Source code of charts:
⟨

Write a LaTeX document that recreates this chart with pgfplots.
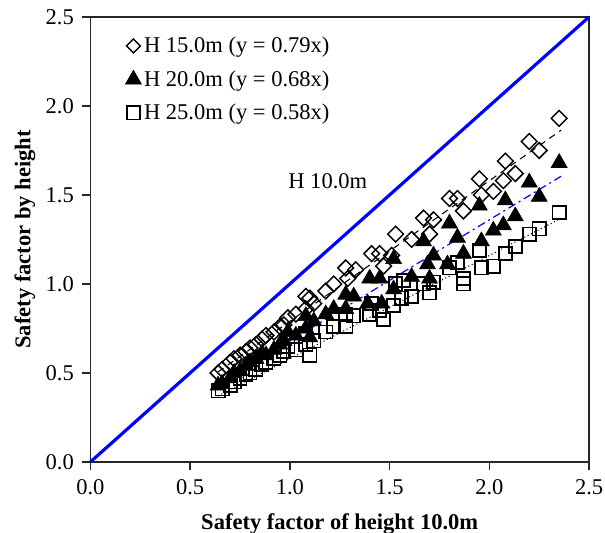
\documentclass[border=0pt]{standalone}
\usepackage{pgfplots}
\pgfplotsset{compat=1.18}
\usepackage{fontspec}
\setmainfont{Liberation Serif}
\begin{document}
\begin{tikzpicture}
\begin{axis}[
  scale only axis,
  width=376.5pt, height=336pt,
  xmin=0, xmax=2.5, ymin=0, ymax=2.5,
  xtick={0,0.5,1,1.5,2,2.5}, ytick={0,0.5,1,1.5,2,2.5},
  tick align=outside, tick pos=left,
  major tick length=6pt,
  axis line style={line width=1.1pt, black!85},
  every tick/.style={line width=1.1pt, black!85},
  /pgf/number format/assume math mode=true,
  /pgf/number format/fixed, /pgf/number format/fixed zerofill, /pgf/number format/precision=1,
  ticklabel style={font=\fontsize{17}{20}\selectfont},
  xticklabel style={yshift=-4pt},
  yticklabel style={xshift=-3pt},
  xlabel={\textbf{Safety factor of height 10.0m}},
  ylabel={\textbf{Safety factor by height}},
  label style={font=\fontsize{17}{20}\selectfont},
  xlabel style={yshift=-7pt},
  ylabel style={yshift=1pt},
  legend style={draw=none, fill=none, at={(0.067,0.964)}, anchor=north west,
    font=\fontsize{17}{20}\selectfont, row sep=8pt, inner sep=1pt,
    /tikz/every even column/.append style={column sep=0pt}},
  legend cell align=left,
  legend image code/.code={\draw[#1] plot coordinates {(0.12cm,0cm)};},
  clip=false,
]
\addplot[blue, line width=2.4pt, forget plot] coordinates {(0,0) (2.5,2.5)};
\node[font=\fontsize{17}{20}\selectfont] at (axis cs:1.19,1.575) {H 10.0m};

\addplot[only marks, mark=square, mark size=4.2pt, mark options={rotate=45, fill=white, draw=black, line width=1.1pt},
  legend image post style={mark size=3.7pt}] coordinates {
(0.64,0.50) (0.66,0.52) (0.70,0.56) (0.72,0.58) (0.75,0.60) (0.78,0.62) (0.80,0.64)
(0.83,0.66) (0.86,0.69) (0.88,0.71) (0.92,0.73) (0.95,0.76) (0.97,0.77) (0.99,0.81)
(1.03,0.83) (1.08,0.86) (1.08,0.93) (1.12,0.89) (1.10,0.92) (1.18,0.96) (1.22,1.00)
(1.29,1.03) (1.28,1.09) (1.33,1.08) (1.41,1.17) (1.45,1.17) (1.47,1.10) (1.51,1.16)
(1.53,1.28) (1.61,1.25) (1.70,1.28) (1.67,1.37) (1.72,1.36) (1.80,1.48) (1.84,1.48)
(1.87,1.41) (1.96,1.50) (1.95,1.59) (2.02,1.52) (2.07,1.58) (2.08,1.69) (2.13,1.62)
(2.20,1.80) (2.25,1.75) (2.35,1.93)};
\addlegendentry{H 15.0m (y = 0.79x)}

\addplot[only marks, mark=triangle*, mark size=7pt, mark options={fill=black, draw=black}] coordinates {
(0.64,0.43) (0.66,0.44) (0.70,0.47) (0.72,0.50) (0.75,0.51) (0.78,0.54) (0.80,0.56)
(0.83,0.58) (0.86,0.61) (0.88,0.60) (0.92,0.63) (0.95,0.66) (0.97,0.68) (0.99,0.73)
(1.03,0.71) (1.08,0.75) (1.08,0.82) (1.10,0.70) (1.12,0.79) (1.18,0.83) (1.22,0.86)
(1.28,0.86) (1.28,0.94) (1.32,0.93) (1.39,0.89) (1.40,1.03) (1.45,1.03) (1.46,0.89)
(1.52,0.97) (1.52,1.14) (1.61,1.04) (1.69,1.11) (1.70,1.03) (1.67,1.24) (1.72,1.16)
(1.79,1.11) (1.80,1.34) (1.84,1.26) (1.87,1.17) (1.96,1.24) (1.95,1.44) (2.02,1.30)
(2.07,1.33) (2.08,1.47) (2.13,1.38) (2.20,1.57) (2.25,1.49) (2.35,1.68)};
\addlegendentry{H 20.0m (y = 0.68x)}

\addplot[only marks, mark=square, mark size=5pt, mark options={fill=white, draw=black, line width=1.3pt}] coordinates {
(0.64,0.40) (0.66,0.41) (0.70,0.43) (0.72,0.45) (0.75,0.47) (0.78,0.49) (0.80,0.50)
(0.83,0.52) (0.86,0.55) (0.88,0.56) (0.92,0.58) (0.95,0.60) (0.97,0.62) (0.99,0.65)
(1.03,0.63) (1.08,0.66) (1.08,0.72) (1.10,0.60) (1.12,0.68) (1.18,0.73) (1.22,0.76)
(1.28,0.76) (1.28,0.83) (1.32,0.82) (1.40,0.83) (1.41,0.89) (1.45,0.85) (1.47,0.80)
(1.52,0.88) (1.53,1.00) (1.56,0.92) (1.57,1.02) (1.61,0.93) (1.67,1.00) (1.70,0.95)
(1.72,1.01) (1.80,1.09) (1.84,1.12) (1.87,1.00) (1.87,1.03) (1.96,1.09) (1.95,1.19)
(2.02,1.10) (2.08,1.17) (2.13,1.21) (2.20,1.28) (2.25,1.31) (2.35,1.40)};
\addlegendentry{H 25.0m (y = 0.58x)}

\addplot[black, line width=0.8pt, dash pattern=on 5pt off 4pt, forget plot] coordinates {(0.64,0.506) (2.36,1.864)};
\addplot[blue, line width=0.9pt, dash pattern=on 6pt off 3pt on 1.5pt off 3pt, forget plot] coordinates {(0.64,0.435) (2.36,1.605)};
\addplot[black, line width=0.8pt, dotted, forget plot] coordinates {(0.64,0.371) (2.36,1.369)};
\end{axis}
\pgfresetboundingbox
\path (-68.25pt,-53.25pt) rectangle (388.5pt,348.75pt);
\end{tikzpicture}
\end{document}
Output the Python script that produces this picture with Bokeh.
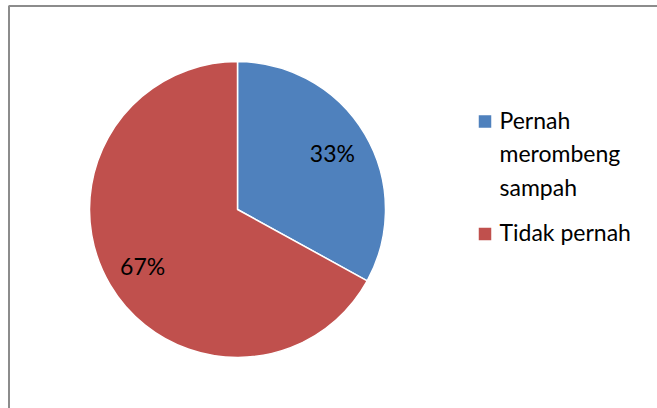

⟩

WHAT NEEDS TO BE DONE: Begin at the first line of the material and copy each line exactly through the one containing "at (axis cs:1.19,1.575)". Omit pictures.

ANSWER TO THE PROBLEM:
Write a LaTeX document that recreates this chart with pgfplots.
\documentclass[border=0pt]{standalone}
\usepackage{pgfplots}
\pgfplotsset{compat=1.18}
\usepackage{fontspec}
\setmainfont{Liberation Serif}
\begin{document}
\begin{tikzpicture}
\begin{axis}[
  scale only axis,
  width=376.5pt, height=336pt,
  xmin=0, xmax=2.5, ymin=0, ymax=2.5,
  xtick={0,0.5,1,1.5,2,2.5}, ytick={0,0.5,1,1.5,2,2.5},
  tick align=outside, tick pos=left,
  major tick length=6pt,
  axis line style={line width=1.1pt, black!85},
  every tick/.style={line width=1.1pt, black!85},
  /pgf/number format/assume math mode=true,
  /pgf/number format/fixed, /pgf/number format/fixed zerofill, /pgf/number format/precision=1,
  ticklabel style={font=\fontsize{17}{20}\selectfont},
  xticklabel style={yshift=-4pt},
  yticklabel style={xshift=-3pt},
  xlabel={\textbf{Safety factor of height 10.0m}},
  ylabel={\textbf{Safety factor by height}},
  label style={font=\fontsize{17}{20}\selectfont},
  xlabel style={yshift=-7pt},
  ylabel style={yshift=1pt},
  legend style={draw=none, fill=none, at={(0.067,0.964)}, anchor=north west,
    font=\fontsize{17}{20}\selectfont, row sep=8pt, inner sep=1pt,
    /tikz/every even column/.append style={column sep=0pt}},
  legend cell align=left,
  legend image code/.code={\draw[#1] plot coordinates {(0.12cm,0cm)};},
  clip=false,
]
\addplot[blue, line width=2.4pt, forget plot] coordinates {(0,0) (2.5,2.5)};
\node[font=\fontsize{17}{20}\selectfont] at (axis cs:1.19,1.575) {H 10.0m};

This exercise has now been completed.